We opted not to find out the gender again so it will be a surprise for everyone.  We will be ecstatic either way.  Many people have asked if we're hoping for a girl, or have bluntly stated that they hope we're having a girl, but we truly don't care.  We've learned how fun and amazing little boys can be, so we'd be delighted in having another one.  We'd also love the chance to learn how fun and amazing little girls can be, so that would be a delight as well.  We will truly be happy and grateful either way!
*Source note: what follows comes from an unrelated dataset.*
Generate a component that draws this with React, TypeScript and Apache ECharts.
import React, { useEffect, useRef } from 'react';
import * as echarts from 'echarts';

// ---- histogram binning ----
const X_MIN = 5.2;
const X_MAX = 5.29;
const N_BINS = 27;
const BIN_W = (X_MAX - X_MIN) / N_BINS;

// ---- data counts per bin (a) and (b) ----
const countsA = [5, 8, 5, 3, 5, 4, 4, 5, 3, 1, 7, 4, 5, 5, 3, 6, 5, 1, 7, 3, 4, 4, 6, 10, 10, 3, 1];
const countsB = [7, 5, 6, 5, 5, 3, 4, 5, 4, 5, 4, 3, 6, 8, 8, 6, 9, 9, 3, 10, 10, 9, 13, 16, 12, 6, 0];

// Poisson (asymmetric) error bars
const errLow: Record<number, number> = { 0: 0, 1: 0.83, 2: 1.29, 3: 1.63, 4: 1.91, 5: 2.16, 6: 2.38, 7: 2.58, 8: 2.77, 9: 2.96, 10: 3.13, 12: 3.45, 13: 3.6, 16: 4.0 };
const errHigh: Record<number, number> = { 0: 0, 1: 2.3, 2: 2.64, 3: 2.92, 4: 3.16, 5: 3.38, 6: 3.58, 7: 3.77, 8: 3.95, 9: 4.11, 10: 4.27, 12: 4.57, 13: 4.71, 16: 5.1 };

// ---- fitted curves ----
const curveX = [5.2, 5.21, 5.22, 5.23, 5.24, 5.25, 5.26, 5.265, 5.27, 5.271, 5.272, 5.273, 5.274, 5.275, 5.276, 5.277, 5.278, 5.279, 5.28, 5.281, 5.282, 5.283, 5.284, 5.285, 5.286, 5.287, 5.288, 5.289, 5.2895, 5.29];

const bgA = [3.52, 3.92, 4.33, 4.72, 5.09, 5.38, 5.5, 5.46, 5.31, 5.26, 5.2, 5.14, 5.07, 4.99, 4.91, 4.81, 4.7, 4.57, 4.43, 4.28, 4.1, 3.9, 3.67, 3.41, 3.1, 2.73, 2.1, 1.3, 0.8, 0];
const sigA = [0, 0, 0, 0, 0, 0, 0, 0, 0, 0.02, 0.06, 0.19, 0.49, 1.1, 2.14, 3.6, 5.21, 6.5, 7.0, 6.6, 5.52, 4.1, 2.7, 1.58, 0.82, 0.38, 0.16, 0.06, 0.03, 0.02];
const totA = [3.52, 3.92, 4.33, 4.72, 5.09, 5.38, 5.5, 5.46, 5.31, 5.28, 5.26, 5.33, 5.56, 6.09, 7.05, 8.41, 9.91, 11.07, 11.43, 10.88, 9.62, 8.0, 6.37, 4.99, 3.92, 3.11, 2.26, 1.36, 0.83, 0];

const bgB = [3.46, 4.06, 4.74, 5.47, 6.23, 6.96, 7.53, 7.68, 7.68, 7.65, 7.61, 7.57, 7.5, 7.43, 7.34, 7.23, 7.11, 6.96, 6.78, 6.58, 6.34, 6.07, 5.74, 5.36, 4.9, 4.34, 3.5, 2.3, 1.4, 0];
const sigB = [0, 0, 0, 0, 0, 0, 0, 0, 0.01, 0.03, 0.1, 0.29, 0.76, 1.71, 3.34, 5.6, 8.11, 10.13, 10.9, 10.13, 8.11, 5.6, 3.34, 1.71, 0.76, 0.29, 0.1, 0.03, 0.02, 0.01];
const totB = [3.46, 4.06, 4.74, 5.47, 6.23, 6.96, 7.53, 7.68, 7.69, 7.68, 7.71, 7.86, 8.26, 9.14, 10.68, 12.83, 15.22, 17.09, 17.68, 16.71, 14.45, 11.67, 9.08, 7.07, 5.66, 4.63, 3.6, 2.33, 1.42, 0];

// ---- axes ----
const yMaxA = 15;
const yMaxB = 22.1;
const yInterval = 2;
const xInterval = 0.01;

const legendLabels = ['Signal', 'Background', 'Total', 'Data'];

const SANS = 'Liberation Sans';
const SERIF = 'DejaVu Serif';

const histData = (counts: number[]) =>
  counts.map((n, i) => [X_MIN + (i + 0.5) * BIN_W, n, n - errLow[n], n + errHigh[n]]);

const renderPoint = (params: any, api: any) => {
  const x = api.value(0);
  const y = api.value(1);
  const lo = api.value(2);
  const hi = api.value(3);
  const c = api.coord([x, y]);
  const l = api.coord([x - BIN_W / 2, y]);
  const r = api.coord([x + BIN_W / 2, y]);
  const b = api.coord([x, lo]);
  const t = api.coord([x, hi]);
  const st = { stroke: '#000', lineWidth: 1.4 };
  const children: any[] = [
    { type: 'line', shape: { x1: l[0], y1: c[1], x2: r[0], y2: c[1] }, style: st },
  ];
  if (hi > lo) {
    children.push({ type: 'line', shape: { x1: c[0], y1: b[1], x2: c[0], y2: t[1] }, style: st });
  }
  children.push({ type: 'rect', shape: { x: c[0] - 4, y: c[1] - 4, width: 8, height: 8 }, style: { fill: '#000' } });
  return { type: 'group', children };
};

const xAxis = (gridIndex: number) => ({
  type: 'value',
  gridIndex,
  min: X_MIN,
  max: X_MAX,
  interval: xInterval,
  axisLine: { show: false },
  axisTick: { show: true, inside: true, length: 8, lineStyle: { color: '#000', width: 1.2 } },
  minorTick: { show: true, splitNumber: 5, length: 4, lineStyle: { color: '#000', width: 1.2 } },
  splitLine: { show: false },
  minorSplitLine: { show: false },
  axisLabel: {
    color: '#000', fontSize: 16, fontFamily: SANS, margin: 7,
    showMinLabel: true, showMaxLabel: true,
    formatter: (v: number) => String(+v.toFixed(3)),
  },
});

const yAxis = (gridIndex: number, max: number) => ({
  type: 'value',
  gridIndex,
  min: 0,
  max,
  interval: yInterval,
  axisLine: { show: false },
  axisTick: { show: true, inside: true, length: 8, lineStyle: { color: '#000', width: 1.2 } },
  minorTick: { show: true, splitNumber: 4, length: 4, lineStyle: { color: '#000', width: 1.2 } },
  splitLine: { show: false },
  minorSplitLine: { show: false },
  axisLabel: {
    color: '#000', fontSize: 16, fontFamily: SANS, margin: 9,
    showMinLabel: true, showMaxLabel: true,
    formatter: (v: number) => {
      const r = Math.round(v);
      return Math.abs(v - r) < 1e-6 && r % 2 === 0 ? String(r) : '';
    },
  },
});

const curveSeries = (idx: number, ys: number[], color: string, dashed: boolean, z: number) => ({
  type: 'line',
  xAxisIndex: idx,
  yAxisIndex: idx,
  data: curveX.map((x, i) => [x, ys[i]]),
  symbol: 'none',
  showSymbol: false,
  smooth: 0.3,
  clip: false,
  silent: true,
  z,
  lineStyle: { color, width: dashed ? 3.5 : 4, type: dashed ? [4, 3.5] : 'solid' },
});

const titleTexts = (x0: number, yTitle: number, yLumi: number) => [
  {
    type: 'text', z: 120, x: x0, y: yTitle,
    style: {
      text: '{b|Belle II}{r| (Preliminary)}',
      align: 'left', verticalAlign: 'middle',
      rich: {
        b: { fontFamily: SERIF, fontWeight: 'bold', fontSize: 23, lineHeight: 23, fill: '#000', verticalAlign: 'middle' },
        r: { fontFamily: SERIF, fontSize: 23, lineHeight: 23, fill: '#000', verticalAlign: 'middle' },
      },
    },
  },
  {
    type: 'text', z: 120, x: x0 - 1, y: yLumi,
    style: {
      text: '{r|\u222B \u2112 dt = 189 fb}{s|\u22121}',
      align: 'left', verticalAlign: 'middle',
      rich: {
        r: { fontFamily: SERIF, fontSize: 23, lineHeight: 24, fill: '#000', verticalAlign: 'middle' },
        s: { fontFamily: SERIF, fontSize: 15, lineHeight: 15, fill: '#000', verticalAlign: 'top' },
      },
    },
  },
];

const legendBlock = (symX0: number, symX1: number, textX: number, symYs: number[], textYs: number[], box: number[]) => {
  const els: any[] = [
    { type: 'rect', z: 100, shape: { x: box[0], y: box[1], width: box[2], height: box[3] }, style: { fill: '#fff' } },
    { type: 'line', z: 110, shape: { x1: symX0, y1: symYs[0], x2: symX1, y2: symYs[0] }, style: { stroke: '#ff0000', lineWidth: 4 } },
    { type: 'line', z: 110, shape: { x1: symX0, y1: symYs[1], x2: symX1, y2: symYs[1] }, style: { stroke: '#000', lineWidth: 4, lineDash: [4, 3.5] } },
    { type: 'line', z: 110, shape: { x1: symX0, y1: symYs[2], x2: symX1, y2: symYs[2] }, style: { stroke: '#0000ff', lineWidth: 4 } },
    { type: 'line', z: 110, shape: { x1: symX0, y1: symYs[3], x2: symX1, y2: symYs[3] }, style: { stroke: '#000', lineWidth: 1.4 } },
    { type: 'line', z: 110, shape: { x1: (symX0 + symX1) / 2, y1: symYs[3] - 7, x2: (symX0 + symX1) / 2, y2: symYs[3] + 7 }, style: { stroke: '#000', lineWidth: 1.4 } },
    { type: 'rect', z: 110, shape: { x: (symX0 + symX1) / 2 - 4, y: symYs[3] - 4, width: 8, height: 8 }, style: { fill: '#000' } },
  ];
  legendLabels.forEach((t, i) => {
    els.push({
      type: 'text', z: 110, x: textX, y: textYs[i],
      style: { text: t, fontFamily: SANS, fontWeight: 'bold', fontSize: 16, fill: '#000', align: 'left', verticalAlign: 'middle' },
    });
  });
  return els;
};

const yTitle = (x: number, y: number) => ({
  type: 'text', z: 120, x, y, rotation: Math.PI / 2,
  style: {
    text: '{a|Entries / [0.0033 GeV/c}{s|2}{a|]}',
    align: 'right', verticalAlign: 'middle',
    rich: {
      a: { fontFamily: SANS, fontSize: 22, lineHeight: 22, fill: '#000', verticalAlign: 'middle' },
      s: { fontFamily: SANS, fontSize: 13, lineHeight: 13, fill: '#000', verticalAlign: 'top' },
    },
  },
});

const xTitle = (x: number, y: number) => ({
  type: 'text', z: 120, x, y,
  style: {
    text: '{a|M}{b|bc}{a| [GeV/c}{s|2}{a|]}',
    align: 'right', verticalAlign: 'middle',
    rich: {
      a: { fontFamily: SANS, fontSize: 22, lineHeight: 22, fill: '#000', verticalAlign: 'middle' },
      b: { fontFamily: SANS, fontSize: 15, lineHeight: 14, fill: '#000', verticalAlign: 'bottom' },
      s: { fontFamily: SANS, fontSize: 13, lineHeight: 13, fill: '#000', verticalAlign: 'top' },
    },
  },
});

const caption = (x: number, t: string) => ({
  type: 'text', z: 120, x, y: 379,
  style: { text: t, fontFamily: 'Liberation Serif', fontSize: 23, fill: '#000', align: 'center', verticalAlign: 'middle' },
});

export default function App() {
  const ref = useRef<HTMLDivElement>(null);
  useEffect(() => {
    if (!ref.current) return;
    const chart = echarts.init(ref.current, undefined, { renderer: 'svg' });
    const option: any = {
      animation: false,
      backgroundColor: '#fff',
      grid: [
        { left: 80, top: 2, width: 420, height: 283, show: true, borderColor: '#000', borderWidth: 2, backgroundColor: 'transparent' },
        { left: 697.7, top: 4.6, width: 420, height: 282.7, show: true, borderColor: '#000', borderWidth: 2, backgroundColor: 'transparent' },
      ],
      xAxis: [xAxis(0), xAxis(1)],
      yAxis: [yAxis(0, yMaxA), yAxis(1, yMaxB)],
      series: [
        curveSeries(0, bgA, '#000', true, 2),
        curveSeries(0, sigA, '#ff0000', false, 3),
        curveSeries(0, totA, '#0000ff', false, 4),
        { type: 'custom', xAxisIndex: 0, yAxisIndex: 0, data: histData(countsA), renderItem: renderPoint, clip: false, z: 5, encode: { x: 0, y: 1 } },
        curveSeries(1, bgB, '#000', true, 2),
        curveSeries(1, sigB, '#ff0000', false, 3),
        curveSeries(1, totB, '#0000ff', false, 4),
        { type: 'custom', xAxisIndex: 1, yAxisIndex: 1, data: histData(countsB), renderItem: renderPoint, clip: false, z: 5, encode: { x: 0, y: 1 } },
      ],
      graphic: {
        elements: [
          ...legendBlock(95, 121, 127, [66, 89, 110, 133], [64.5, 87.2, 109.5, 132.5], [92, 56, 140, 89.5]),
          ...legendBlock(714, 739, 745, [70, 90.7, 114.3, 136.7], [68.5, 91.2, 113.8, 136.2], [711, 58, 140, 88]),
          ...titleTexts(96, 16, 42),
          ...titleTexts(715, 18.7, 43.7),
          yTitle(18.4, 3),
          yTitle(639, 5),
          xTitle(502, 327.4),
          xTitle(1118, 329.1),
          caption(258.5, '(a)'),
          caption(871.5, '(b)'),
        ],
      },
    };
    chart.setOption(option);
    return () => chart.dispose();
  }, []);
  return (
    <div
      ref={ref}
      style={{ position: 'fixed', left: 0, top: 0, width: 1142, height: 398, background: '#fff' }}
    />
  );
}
Here I am at 20 weeks.  I know I look big already.  Par for the course, I guess.  The measurements from the ultrasound showed that (surprise surprise) this baby is measuring a tad on the large side.  After having two moose babies (Caleb was 10lbs, 2oz and Kai was 10lbs, 8.5oz) I won't be surprised or overwhelmed if we have another.  In fact, I'd be shocked if we have a normal-sized baby.  I keep joking that if we have a normal-sized baby that I'd be afraid it would fall apart in our hands!  We've only had heavy, chunky newborns who are strong and sturdy from the outset.  Anything else would feel fragile.  But we shall see!




Caleb is slowly grasping the concept that there's a baby in my belly.  He's kissed my belly a few times recently, which melts my heart, and I hope and pray that he'll actually like this kid when he/she comes out.  Kai, of course, has no idea what's coming :)




We're excited and grateful and eager and nervous all at once.  We're praying for a continued healthy pregnancy and for this little one to offer praise to God from the womb.  May He be glorified for the life He's created in His image, even as this person awaits to see the world outside of me.